The day prior to the doughnut incident, the plaintiff and the other team member were forced to participate in a “cookie run,” according to court documents. Other members of the team had allegedly participated in this activity earlier in the year, but the plaintiff and other team member had refused. The “cookie run” involved team members stripping naked, rubbing “horse-grade IcyHot” on their testicles, putting a cookie between their butt cheeks, and running. If the cookie is dropped, the team member that dropped it was typically forced to eat it. 

During this particular hazing activity, some members of the team allegedly went to seek refuge with the assistant coaches who were chaperoning the trip. On this night, court documents allege that none of the coaches were in their hotel rooms at or around 10 p.m. When players asked other team members where the coaches were, they responded that they had all gone out to Hooters. In the lawsuit, the plaintiff alleges this created the free-for-all type of environment that allowed the hazing to continue and escalate to the doughnut incident. 

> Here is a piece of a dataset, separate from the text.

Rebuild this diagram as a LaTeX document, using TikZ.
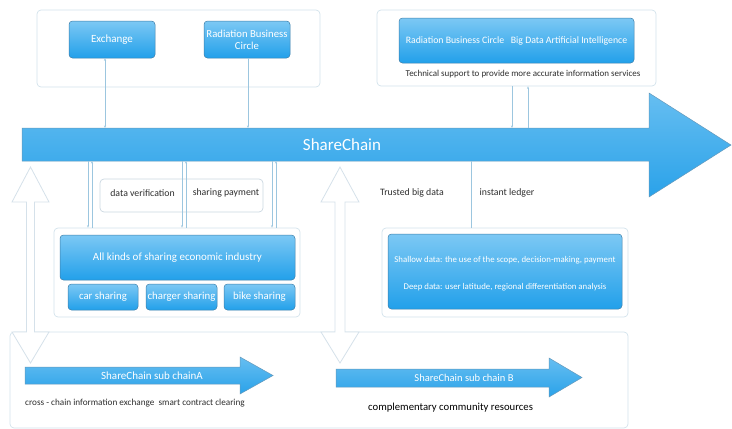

The response from lawyers representing the district to the plaintiff’s complaint boiled down to the baseball team and tournaments being voluntary, and the plaintiff failed to do more to “mitigate the damages,” as written in court documents. Bowen told the Independent that evidence brought forward in the trial proved the baseball coach made efforts to mitigate hazing before learning of this incident. 

“The District had substantial policies already in place in an effort to prevent hazing,” Bowen said. “The District has now expanded on existing policies by taking additional steps to try to prevent hazing, including additional education for student athletes, parents, and coaches.”

Cuykendall said he hopes the hard-fought battle his client went through will minimize the rate of hazing and bullying in the district. He also said that his client would be working with local representatives to discuss the legal responsibility and immunity of a school district when chaperoning students in out-of-town events. 

“My client, and his parents, plan on speaking to our local state representatives on various issues and laws, or lack thereof, relating to this matter,” said Cuykendall. “As it stands now, the law relating to school immunity, particularly at the high-school level, is about as clear as mud.”